Renacimiento apagado
Luis Linares Zapata
No bien iniciado el
sexenio de rutilantes escenarios para alentar la vida pública cuando,
después de varios apagones, pifias y varias actuaciones trilladas,
sobreviene el desencanto. No se sabe, por ahora, cuán prolongado llegue a
ser este momento de incertidumbre, pero las dudas, angustias y
requiebros cunden por doquier. No ha sido casual y menos aún indebida la
pausa que se abate sobre la débil esperanza de un renacimiento posible y
hasta facilón que, con repetitiva intensidad, difundió el oficialismo.
La serie de acontecimientos traumáticos se suceden uno tras otro en
inacabados capítulos que los medios se encargan de ensombrecer aún más
con sus grandilocuentes peroratas. De la misma manera en que escarban
con gazmoña sensiblería en las simplonas vidas de actores privados
ribeteados con heroicidades, también intentan sacar raja, aunque sea
temporal y poquitera, del abundante como vacuo discurso público.
No hay necesidad de enumerar hasta el detalle los sucesos que se han
desatado sin pausa ni concierto sobre un auditorio ya atiborrado de
anuncios espectaculares: preparativos para recibir grandes bendiciones
sabiamente programadas; valientes y eficaces acuerdos legislativos;
reformas inminentes que cambiarán vetustos paradigmas. Cada uno de tales
capítulos, qué duda, ha puesto su granito para la demolición de las
expectativas creadas con tanto esmero y cuidado. A lo mejor la nublazón
empezó con el desfile de miles de zapatistas allá por la lejana Chiapas
de las burocracias voraces y las malformaciones sociales aceitadas con
miles de millones de presupuestos federales que se han esfumado sin
dejar rastro. Lo cierto es que el lanzamiento, con bombo y
circunstancia, de la Cruzada Nacional contra el Hambre no mitigó
miserias y, menos aún, disolvió desigualdades. O tal vez fueron las
desorbitadas deudas de ayuntamientos y estados que, al cambio de
guardia, los nuevos titulares se ahogan en la sequía de circulante sin
que aparezca, hasta el día de hoy, algún responsable imputado siquiera
por megalomanía.Tal vez el tratamiento de la violencia, ninguneada por la línea dictada al aparato de convencimiento, ha ido levantado, tal como lo hizo en el pasado sexenio, inquietudes, zozobras y más sangre con el transcurso de los días.
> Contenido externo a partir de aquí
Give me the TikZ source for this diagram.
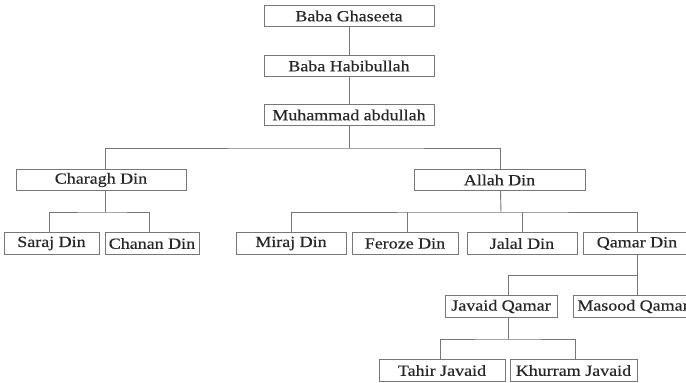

De pronto, la alarma cundió en la gran conurbación del país y la misma capital se inundó de cadáveres. De sopetón resucitaron inseguridades que, se pensó, habían sido sepultadas por el disimulo impuesto como estrategia. Y, por un momento al menos, lo que se había arrumbado mostró su trágica actualidad. La expedición violadora de turistas se topó, de nueva cuenta, con personas extranjeras cuyos defensores, desde ultramar reclaman, con toda razón, castigo a unos culpables que se esfuman entre la opaca ineptitud. A lo mejor, lo que ha metido ruido en la paz hogareña posterior a las navidades hayan sido los encapuchados de la Costa Chica guerrerense y sus retenes improvisados. El punto, discutible por lo demás, estriba entre priorizar la desesperación comunitaria frente a la incapacidad oficial en varias regiones para garantizar la sana convivencia.
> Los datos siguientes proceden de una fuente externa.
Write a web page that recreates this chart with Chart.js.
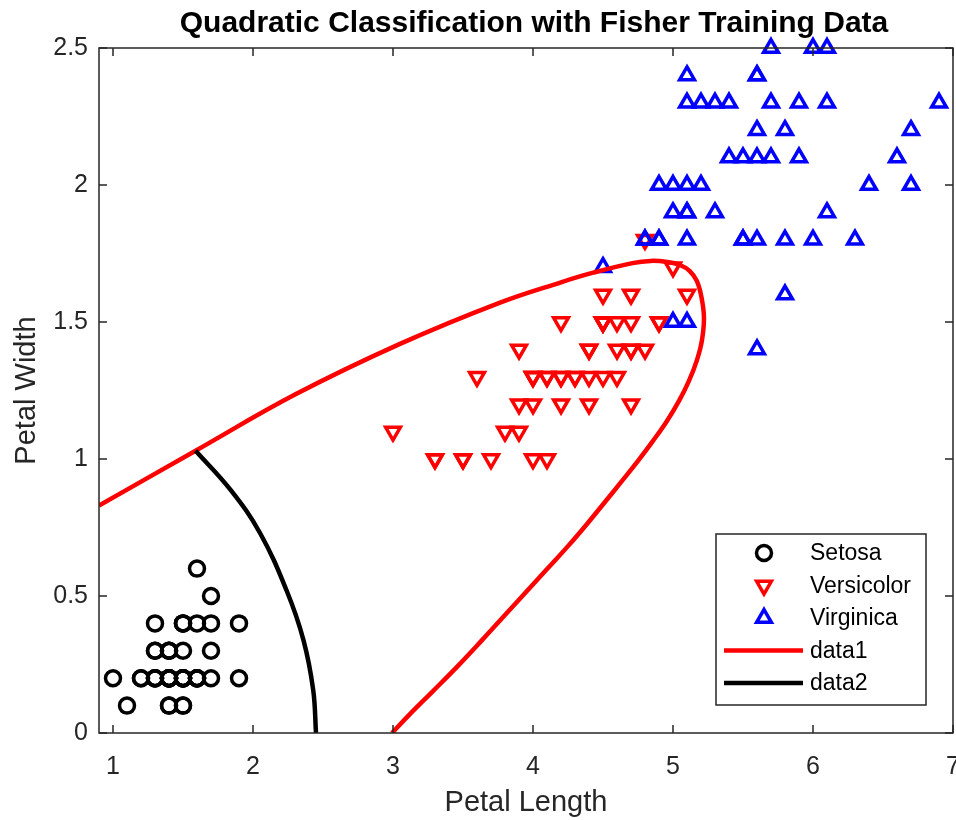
<!DOCTYPE html>
<html>
<head>
<meta charset="utf-8">
<script src="https://cdn.jsdelivr.net/npm/chart.js"></script>
<style>
  html, body { margin: 0; padding: 0; background: #fff; overflow: hidden; }
  #wrap { width: 956px; height: 820px; }
</style>
</head>
<body>
<div id="wrap"><canvas id="myChart" width="956" height="820"></canvas></div>
<script>
// Fisher iris petal measurements
const setosaPL = [1.4,1.4,1.3,1.5,1.4,1.7,1.4,1.5,1.4,1.5,1.5,1.6,1.4,1.1,1.2,1.5,1.3,1.4,1.7,1.5,1.7,1.5,1.0,1.7,1.9,1.6,1.6,1.5,1.4,1.6,1.6,1.5,1.5,1.4,1.5,1.2,1.3,1.4,1.3,1.5,1.3,1.3,1.3,1.6,1.9,1.4,1.6,1.4,1.5,1.4];
const setosaPW = [0.2,0.2,0.2,0.2,0.2,0.4,0.3,0.2,0.2,0.1,0.2,0.2,0.1,0.1,0.2,0.4,0.4,0.3,0.3,0.3,0.2,0.4,0.2,0.5,0.2,0.2,0.4,0.2,0.2,0.2,0.2,0.4,0.1,0.2,0.2,0.2,0.2,0.1,0.2,0.2,0.3,0.3,0.2,0.6,0.4,0.3,0.2,0.2,0.2,0.2];

const versicolorPL = [4.7,4.5,4.9,4.0,4.6,4.5,4.7,3.3,4.6,3.9,3.5,4.2,4.0,4.7,3.6,4.4,4.5,4.1,4.5,3.9,4.8,4.0,4.9,4.7,4.3,4.4,4.8,5.0,4.5,3.5,3.8,3.7,3.9,5.1,4.5,4.5,4.7,4.4,4.1,4.0,4.4,4.6,4.0,3.3,4.2,4.2,4.2,4.3,3.0,4.1];
const versicolorPW = [1.4,1.5,1.5,1.3,1.5,1.3,1.6,1.0,1.3,1.4,1.0,1.5,1.0,1.4,1.3,1.4,1.5,1.0,1.5,1.1,1.8,1.3,1.5,1.2,1.3,1.4,1.4,1.7,1.5,1.0,1.1,1.0,1.2,1.6,1.5,1.6,1.5,1.3,1.3,1.3,1.2,1.4,1.2,1.0,1.3,1.2,1.3,1.3,1.1,1.3];

const virginicaPL = [6.0,5.1,5.9,5.6,5.8,6.6,4.5,6.3,5.8,6.1,5.1,5.3,5.5,5.0,5.1,5.3,5.5,6.7,6.9,5.0,5.7,4.9,6.7,4.9,5.7,6.0,4.8,4.9,5.6,5.8,6.1,6.4,5.6,5.1,5.6,6.1,5.6,5.5,4.8,5.4,5.6,5.1,5.1,5.9,5.7,5.2,5.0,5.2,5.4,5.1];
const virginicaPW = [2.5,1.9,2.1,1.8,2.2,2.1,1.7,1.8,1.8,2.5,2.0,1.9,2.1,2.0,2.4,2.3,1.8,2.2,2.3,1.5,2.3,2.0,2.0,1.8,2.1,1.8,1.8,1.8,2.1,1.6,1.9,2.0,2.2,1.5,1.4,2.3,2.4,1.8,1.8,2.1,2.4,2.3,1.9,2.3,2.5,2.3,1.9,2.0,2.3,1.8];

// decision boundaries
const data1X = [0.9,1.59,2.3,3.05,3.76,4.2,4.43,4.71,4.84,4.96,5.05,5.12,5.17,5.2,5.221,5.207,5.171,5.114,5.043,4.957,4.857,4.75,4.636,4.514,4.386,4.25,4.107,3.957,3.8,3.636,3.464,3.286,3.121,2.993];
const data1Y = [0.83,1.03,1.235,1.42,1.57,1.645,1.68,1.715,1.723,1.719,1.708,1.686,1.65,1.599,1.518,1.434,1.361,1.285,1.212,1.139,1.066,0.993,0.92,0.843,0.763,0.682,0.602,0.518,0.431,0.339,0.245,0.153,0.069,0];
const data2X = [1.59,1.84,2.05,2.24,2.36,2.43,2.45];
const data2Y = [1.03,0.887,0.73,0.52,0.34,0.157,0];

const xTicks = [1,2,3,4,5,6,7];
const yTicks = [0,0.5,1,1.5,2,2.5];
const yTickLabels = ['0','0.5','1','1.5','2','2.5'];

const pts = (xs, ys) => xs.map((x, i) => ({ x: x, y: ys[i] }));

const FONT = '"Liberation Sans", Arial, sans-serif';
const AXIS = '#262626';

// MATLAB style box, inward ticks, title and legend
const matlabBox = {
  id: 'matlabBox',
  afterDraw(chart) {
    const ctx = chart.ctx;
    const a = chart.chartArea;
    const xs = chart.scales.x, ys = chart.scales.y;
    ctx.save();
    ctx.strokeStyle = AXIS;
    ctx.lineWidth = 1.5;
    ctx.strokeRect(a.left, a.top, a.right - a.left, a.bottom - a.top);
    ctx.beginPath();
    xTicks.forEach(v => {
      const px = xs.getPixelForValue(v);
      ctx.moveTo(px, a.bottom); ctx.lineTo(px, a.bottom - 8);
      ctx.moveTo(px, a.top); ctx.lineTo(px, a.top + 8);
    });
    yTicks.forEach(v => {
      const py = ys.getPixelForValue(v);
      ctx.moveTo(a.left, py); ctx.lineTo(a.left + 8, py);
      ctx.moveTo(a.right, py); ctx.lineTo(a.right - 8, py);
    });
    ctx.stroke();

    // title
    ctx.fillStyle = '#000';
    ctx.font = 'bold 30px ' + FONT;
    ctx.textAlign = 'center';
    ctx.textBaseline = 'middle';
    ctx.fillText('Quadratic Classification with Fisher Training Data', 534, 24);

    // legend
    const bx = 716, by = 534, bw = 210, bh = 171;
    ctx.fillStyle = '#fff';
    ctx.fillRect(bx, by, bw, bh);
    ctx.strokeStyle = AXIS;
    ctx.lineWidth = 1.5;
    ctx.strokeRect(bx, by, bw, bh);
    ctx.font = '23px ' + FONT;
    ctx.textAlign = 'left';
    chart.data.datasets.forEach((ds, i) => {
      const cy = by + 19 + i * 32.5;
      const cx = 764;
      ctx.strokeStyle = ds.borderColor;
      ctx.lineWidth = ds.borderWidth;
      if (ds.showLine) {
        ctx.beginPath();
        ctx.moveTo(724, cy); ctx.lineTo(803, cy);
        ctx.stroke();
      } else {
        ctx.fillStyle = 'rgba(0,0,0,0)';
        Chart.helpers.drawPoint(ctx, {
          pointStyle: ds.pointStyle,
          rotation: ds.rotation || 0,
          radius: ds.pointRadius,
          borderWidth: ds.borderWidth
        }, cx, cy);
      }
      ctx.fillStyle = '#000';
      ctx.fillText(ds.label, 810, cy + 1);
    });
    ctx.restore();
  }
};

const markerStyle = (color) => ({
  borderColor: color,
  backgroundColor: 'rgba(0,0,0,0)',
  borderWidth: 3.5,
  showLine: false,
  clip: false
});

new Chart(document.getElementById('myChart'), {
  type: 'scatter',
  data: {
    datasets: [
      Object.assign({ label: 'Setosa', data: pts(setosaPL, setosaPW), pointStyle: 'circle', pointRadius: 7.5, order: 4 }, markerStyle('#000000')),
      Object.assign({ label: 'Versicolor', data: pts(versicolorPL, versicolorPW), pointStyle: 'triangle', rotation: 180, pointRadius: 8.5, order: 3 }, markerStyle('#ff0000')),
      Object.assign({ label: 'Virginica', data: pts(virginicaPL, virginicaPW), pointStyle: 'triangle', pointRadius: 8.5, order: 2 }, markerStyle('#0000ff')),
      { label: 'data1', data: pts(data1X, data1Y), showLine: true, borderColor: '#ff0000', borderWidth: 4.5, pointRadius: 0, tension: 0.4, order: 1 },
      { label: 'data2', data: pts(data2X, data2Y), showLine: true, borderColor: '#000000', borderWidth: 4.5, pointRadius: 0, tension: 0.4, order: 0 }
    ]
  },
  options: {
    responsive: false,
    animation: false,
    devicePixelRatio: 1,
    layout: { autoPadding: false, padding: { left: 0, right: 3, top: 48, bottom: 0 } },
    plugins: {
      legend: { display: false },
      title: { display: false },
      tooltip: { enabled: false }
    },
    elements: { point: { hoverRadius: 7 } },
    scales: {
      x: {
        type: 'linear',
        min: 0.9,
        max: 7,
        afterBuildTicks: s => { s.ticks = xTicks.map(v => ({ value: v })); },
        afterFit: s => { s.height = 87; s.paddingLeft = 0; s.paddingRight = 0; },
        grid: { display: false, drawTicks: false },
        border: { display: false },
        ticks: { color: AXIS, font: { family: FONT, size: 25 }, padding: 19 },
        title: { display: true, text: 'Petal Length', color: AXIS, font: { family: FONT, size: 29 }, padding: { top: 0, bottom: 0 } }
      },
      y: {
        type: 'linear',
        min: 0,
        max: 2.5,
        afterBuildTicks: s => { s.ticks = yTicks.map(v => ({ value: v })); },
        afterFit: s => { s.width = 99; s.paddingTop = 0; s.paddingBottom = 0; },
        grid: { display: false, drawTicks: false },
        border: { display: false },
        ticks: {
          color: AXIS, font: { family: FONT, size: 25 }, padding: 11,
          callback: (v) => yTickLabels[yTicks.indexOf(v)]
        },
        title: { display: true, text: 'Petal Width', color: AXIS, font: { family: FONT, size: 29 }, padding: { top: 10, bottom: 0 } }
      }
    }
  },
  plugins: [matlabBox]
});
</script>
</body>
</html>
Para concluir este intento de alertar –con la disculpa obligada por esta veloz narrativa– sobre algunos de los puntos álgidos del presente, no se puede evadir el escándalo y alarma ocasionada por la explosión en las oficinas centrales de Pemex. Hoy todavía no se tiene un recuento detallado de tan publicitado incidente. Las causas y, en especial, las responsabilidades (en el supuesto de negar un atentado) han quedado suspendidas en el vacío de las confrontadas averiguaciones. Las continuas exposiciones del secretario de Gobernación le han ocasionado raspones constantes que, más adelante, los habrá de resentir.
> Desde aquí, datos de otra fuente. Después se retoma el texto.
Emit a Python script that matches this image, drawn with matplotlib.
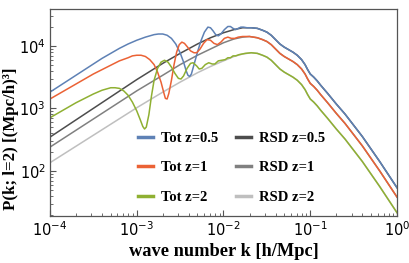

Mientras se espera algún apagón adicional, el oficialismo cupular se enzarza en fuertes litigios debido a intereses encontrados entre sendos grupos de poder. La revisión legislativa sobre amparo es un terreno minado donde el Ejecutivo federal puede claudicar ante la presión ejercida por los usufructuarios de las muchas concesiones públicas. No hay, por cierto, escapatoria ni atajos en la ruta hacia una efectiva y justa modernidad sostenible. Hay que decidir quién manda y, también, quién obedece en estos vaivenes políticos. Hay que calcular bien los montos para el financiamiento de las inversiones y el gasto públicos, indispensables para la marcha normal del Estado. Y, después, asegurar su recolección sin fugas o privilegios indebidos para unos cuantos. La retórica es sólo un coadyuvante del proceso y nunca la parte sustantiva del quehacer político.